Mexico wants its kids speaking English as well as Spanish within 20 years

By Joshua Partlow Washington Post

MEXICO CITY – President Donald Trump may want to wall off America’s southern neighbor, but Mexico is still happy to talk.

With an eye to making its population more competitive in the global economy, Mexico is pushing ambitious new plans to have all of its students speaking English as well as Spanish within two decades.

Mexican Education Secretary Aurelio Nuño Mayer said Monday night that he expects that every school could have an English teacher in 10 years and then wishes to pursue a longer-term goal to have all teachers fluent in English and Spanish. English classes would be provided for students from elementary through high school under the new plan.

The English goal is part of a broader overhaul of Mexico’s education system that began four years ago at the beginning of President Enrique Peña Nieto’s term. The thrust of the change is to get away from a public school system known for rote memorization and complicated bureaucracy to one of higher-quality education where teachers are qualified and children “learn to learn” in different ways, Nuño Mayer said.

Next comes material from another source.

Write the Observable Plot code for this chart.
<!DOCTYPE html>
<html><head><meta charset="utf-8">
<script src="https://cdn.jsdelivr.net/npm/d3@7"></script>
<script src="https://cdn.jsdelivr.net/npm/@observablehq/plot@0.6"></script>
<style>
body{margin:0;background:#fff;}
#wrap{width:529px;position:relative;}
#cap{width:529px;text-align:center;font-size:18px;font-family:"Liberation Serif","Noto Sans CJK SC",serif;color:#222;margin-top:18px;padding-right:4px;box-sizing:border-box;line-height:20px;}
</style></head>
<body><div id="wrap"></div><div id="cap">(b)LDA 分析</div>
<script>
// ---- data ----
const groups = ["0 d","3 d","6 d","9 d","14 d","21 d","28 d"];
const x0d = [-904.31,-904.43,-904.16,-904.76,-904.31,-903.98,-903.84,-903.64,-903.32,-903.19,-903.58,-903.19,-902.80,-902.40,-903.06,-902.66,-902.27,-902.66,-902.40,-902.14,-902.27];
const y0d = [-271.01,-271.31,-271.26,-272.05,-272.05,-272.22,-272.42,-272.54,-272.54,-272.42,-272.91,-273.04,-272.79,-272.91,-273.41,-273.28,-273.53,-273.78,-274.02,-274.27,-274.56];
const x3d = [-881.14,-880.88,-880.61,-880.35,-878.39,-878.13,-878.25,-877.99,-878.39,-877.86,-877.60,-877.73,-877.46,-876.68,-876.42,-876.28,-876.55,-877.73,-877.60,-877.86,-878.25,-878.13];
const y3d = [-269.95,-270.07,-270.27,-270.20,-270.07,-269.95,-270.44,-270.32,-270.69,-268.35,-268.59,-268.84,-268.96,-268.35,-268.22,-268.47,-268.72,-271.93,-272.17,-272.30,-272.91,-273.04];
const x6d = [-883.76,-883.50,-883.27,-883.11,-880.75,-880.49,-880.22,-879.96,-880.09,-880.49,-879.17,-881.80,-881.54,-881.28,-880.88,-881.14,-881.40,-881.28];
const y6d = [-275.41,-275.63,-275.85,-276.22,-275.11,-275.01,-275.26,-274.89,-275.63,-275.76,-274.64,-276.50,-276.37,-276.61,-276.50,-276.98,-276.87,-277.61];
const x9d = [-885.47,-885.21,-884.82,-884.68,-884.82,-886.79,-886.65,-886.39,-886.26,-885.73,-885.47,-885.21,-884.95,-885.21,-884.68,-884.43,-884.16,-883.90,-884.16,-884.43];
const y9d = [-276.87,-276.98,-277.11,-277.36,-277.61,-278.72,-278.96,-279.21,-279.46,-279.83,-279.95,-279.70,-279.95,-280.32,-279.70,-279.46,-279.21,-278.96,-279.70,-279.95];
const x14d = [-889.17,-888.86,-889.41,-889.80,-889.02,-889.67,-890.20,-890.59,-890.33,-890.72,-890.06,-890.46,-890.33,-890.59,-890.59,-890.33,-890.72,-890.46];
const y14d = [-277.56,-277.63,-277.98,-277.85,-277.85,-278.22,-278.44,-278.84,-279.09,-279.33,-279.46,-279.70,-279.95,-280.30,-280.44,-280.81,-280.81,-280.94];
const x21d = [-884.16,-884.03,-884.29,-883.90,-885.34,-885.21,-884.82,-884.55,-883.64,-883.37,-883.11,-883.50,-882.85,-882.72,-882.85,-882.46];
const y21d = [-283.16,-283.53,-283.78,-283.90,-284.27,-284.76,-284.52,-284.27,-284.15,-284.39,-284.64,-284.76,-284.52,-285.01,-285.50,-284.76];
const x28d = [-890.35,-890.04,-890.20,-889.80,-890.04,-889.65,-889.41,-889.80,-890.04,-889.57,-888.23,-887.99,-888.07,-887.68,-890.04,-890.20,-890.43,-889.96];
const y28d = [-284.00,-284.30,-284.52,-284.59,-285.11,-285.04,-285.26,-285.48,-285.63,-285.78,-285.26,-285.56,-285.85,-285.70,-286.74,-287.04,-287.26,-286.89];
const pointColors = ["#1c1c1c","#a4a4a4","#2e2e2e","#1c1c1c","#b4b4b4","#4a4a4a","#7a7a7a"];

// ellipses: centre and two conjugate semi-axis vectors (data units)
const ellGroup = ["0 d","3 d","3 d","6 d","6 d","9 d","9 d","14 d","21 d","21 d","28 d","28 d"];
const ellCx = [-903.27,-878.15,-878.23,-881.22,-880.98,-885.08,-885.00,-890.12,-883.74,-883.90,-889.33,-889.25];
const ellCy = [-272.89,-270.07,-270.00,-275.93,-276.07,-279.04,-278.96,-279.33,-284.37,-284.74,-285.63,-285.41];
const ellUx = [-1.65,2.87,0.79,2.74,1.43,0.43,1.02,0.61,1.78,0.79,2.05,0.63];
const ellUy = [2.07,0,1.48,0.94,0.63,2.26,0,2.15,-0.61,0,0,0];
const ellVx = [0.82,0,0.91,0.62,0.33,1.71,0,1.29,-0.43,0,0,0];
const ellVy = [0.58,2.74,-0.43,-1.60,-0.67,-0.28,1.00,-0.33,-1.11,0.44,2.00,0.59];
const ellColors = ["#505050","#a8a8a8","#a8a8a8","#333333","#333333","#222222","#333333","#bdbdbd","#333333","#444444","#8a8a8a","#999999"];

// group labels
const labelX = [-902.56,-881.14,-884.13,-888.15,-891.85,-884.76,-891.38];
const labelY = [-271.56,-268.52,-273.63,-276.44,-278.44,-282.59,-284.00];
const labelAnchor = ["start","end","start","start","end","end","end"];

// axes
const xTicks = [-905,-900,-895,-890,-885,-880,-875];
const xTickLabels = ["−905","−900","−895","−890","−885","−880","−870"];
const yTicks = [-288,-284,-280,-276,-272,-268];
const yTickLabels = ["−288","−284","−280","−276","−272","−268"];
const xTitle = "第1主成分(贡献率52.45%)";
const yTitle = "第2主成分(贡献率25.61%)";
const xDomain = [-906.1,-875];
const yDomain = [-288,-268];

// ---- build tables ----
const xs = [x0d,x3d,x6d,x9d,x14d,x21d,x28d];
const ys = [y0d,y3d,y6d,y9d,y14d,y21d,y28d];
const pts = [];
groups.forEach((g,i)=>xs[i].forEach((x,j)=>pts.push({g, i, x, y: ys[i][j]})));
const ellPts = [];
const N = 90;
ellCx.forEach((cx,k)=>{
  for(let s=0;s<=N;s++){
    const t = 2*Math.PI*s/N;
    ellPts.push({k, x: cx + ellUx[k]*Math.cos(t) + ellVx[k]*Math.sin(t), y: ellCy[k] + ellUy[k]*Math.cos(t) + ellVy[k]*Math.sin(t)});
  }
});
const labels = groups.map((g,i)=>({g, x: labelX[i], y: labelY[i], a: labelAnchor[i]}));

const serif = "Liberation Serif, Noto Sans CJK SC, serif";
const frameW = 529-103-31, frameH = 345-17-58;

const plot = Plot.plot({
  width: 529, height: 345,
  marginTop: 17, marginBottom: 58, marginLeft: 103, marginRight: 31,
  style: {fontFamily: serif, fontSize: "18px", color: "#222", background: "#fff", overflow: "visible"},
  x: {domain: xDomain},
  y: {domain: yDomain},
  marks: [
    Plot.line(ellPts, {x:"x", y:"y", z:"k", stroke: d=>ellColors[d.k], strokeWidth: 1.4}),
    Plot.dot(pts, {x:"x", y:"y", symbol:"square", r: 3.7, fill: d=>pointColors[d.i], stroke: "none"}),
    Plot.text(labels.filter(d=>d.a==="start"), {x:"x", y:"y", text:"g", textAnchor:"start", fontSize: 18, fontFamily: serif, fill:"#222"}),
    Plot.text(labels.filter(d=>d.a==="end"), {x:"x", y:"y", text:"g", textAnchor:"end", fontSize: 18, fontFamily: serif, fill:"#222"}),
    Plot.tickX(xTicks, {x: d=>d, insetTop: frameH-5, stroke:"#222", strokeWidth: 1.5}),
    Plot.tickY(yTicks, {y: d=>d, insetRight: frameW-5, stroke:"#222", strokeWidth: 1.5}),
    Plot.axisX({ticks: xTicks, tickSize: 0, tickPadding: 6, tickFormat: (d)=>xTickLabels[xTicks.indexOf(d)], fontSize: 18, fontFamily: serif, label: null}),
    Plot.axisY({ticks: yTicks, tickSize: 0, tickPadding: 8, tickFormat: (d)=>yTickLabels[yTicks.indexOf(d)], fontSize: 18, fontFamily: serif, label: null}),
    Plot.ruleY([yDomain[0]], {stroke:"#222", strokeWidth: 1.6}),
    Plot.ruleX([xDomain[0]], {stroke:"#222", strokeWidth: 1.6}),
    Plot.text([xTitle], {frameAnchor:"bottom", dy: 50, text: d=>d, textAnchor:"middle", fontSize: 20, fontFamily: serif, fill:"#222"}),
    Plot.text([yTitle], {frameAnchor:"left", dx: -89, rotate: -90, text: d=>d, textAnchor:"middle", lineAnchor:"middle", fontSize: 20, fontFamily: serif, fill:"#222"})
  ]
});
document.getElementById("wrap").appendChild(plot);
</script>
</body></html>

The Education Ministry also plans to allow schools to choose 20 percent of the curriculum. As of last year, schools could choose the length of the school year based on local conditions.

The education reforms have faced stiff resistance. Powerful teachers unions, particularly in the southern states of Oaxaca, Guerrero, Chiapas and Michoacan, have opposed the reform requiring mandatory tests for teachers. Peña Nieto’s administration has attempted to wrest control from union bosses that in some areas controlled hiring decisions and education budgets. This conflict spawned regular protests, roadblocks and other demonstrations that have at times turned deadly.

Several people were killed last summer when protesters clashed with riot police in the southern state of Oaxaca. The government has fired some 4,000 teachers who refused to participate in the testing.

Nuño Mayer, who was formerly Peña Nieto’s chief of staff, acknowledged that previous governments have announced ambitious goals to boost bilingual education and bring better technology to classrooms, and those plans have not materialized.

“We are facing a very big credibility problem,” Nuño Mayer told reporters during a briefing on the plans at the Education Ministry. “For almost 20 years parents have heard about English and computers, and no plan has worked. That’s the truth.”

The current proposal, he said, is a more detailed plan with specific goals and benchmarks. Mexican authorities plan to focus English training first on Mexican teachers colleges so that incoming educators will have a background in the language.

“The first step is that they are bilingual,” he said. “If we do that, we will be halfway down the road.”

Some education experts in Mexico were skeptical that a couple hours of English instruction per week could produce fluent English speakers by high school.

“I don’t see that other strategies exist to achieve the goal,” said Angel Rogelio Diaz Barriga, an education researcher at the National Autonomous University of Mexico. “We don’t have sufficient teacher training for that. We don’t have enough teachers.”

Others warned that such long-term plans are subject to drastic change when a new administration takes power. The current leader in the polls for the 2018 presidential race is Andres Manuel Lopez Obrador, a leftist politician who has been one of the most vocal supporters of the teachers protesting education reform.

“Clearly, it’s a worry,” Nuño Mayer said. “The sincere answer is that continuity, unfortunately, is not assured.”